但是,也必须看到,在土地革命战争时期提出“土地国有”的口号,还有另外一种情况,即不是把“土地国有”当成当时的行动纲领,而只是把它当成土地革命的最终目标加以宣传的一个口号。对于这种情况,我们就需要加以分析,而不能笼统地予以否定。因为实行土地私有制的地权政策,对于消灭农村中的封建关系来说,毕竟不是一种彻底的办法,而只是一种根据我国国情而采取的解决农民土地问题的过渡办法。我们知道实行土地私有的地权政策,最本质的东西就是允许土地自由买卖,租佃,典押。经过土地改革,农民分得土地,其经济地位还是小农经济,而小农经济是必然要发生分化的。分化现象与土地自由买卖和租佃、典押的结合,就难免不产生新的地租剥削。

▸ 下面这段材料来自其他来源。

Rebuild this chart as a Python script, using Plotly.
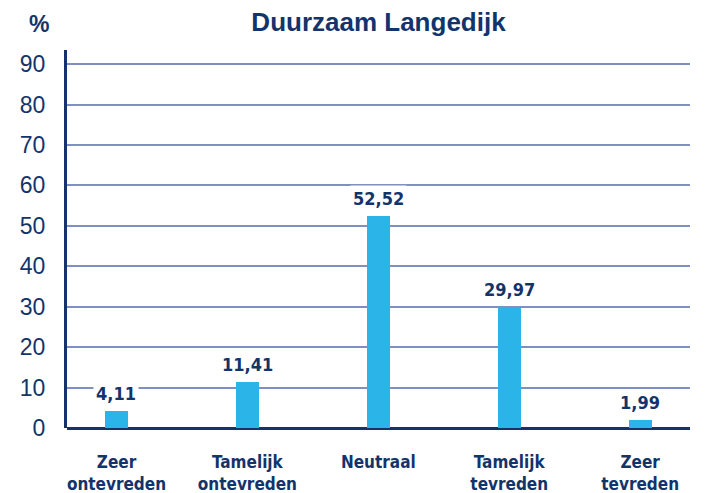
import plotly.graph_objects as go

categories = ["Zeer<br>ontevreden", "Tamelijk<br>ontevreden", "Neutraal", "Tamelijk<br>tevreden", "Zeer<br>tevreden"]
values = [4.11, 11.41, 52.52, 29.97, 1.99]
value_labels = ["4,11", "11,41", "52,52", "29,97", "1,99"]
y_ticks = [0, 10, 20, 30, 40, 50, 60, 70, 80, 90]

NAVY = "#13346B"
BAR = "#2AB4E8"
GRID = "#7F8FC0"
COND = "Liberation Sans Narrow, DejaVu Sans Condensed, Arial Narrow, sans-serif"
REG = "Liberation Sans, Arial, Helvetica, sans-serif"

xpos = list(range(len(categories)))

fig = go.Figure()
fig.add_trace(go.Bar(x=xpos, y=values, width=0.176, marker=dict(color=BAR, line=dict(width=0)),
                     hoverinfo="skip"))

for xi, v, t in zip(xpos, values, value_labels):
    fig.add_annotation(x=xi, y=v, text="<b>%s</b>" % t, showarrow=False, yanchor="bottom",
                       yshift=4, bgcolor="white", borderpad=2,
                       font=dict(family=COND, size=18, color=NAVY))

fig.add_annotation(xref="paper", yref="paper", x=-0.045, y=1.069, xanchor="center", yanchor="middle",
                   text="<b>%</b>", showarrow=False,
                   font=dict(family=REG, size=23, color=NAVY))

fig.update_layout(
    width=713, height=493,
    margin=dict(l=67, r=23, t=50, b=65, autoexpand=False),
    paper_bgcolor="white", plot_bgcolor="white",
    showlegend=False,
    bargap=0,
    title=dict(text="<b>Duurzaam Langedijk</b>", x=0.5, xref="paper", xanchor="center",
               y=1 - 22 / 493, yref="container", yanchor="middle",
               font=dict(family=REG, size=26, color=NAVY)),
)
fig.update_xaxes(range=[-0.378, 4.381], tickvals=xpos, ticktext=["<b>%s</b>" % c for c in categories],
                 showgrid=False, zeroline=False, showline=False, ticks="",
                 ticklabelstandoff=22, automargin=False,
                 tickfont=dict(family=COND, size=17, color=NAVY), fixedrange=True)
fig.update_yaxes(range=[0, 93.5], tickvals=y_ticks, showgrid=True, gridcolor=GRID, gridwidth=1.5,
                 zeroline=True, zerolinecolor=NAVY, zerolinewidth=3,
                 showline=True, linecolor=NAVY, linewidth=3, ticks="",
                 ticklabelstandoff=14, automargin=False,
                 tickfont=dict(family=REG, size=23, color=NAVY),
                 fixedrange=True)

fig.write_html("out.html", config={"displayModeBar": False},
               post_script="document.body.style.margin='0';document.body.style.overflow='hidden';")
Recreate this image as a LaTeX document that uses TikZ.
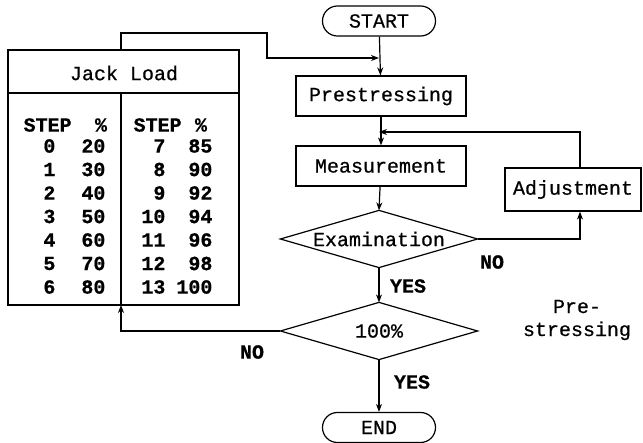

所以在新民主主义革命过程中,一方面要根据我国的国情,确定农民对土地的私有权,以利于革命和生产,同时又应当向农民进行“土地国有”的理论宣传,以便逐步转变农民的土地私有观念。如果只是从这个意义上提到“土地国有”问题,我认为,原则上应予以肯定。

那么,八七会议究竟是在什么意义上提到“土地国有”的问题?现有的文献资料说明它是把“土地国有”当作土地革命的最终目标而提出的,而不是当作当时就要付诸实施的行动纲领。前面引用的《最近农民斗争的议决案》说:“本党之农民革命问题的行动纲领”,是“耕者有其田”这一极通俗的口号,然后再“发展到土地国有”。1927年8月25日中共中央致安徽省委的信中就说得更加清楚了,该信说:“中国革命中之民权阶段至今尚没有完成。所以中国目前仍然是在民权革命的时期”,我们的农村革命的目标是推翻封建制度,取消一切地主阶级的剥削”,“目前我们在农村中的普通口号应为‘耕者有其田’即谁耕种即给其田,不耕种者则没收其土地。”因而,对于自耕农,中农,小商人,我们现在“还是要联络他们”。只有当“革命发展到由民权革命进入社会主义的阶段”才是“没收一切土地,实行‘土地国有’的时候。这封信进一步告诉我们,八七会议提出的:“土地国有”的主张,只是作为我们党领导的土地革命的最终目标而提出来的,而且只有到了社会主义的历史阶段,才能付诸实施的土地国有纲领,因此,对八七会议提出“土地国有”的口号应该予以肯定的评价。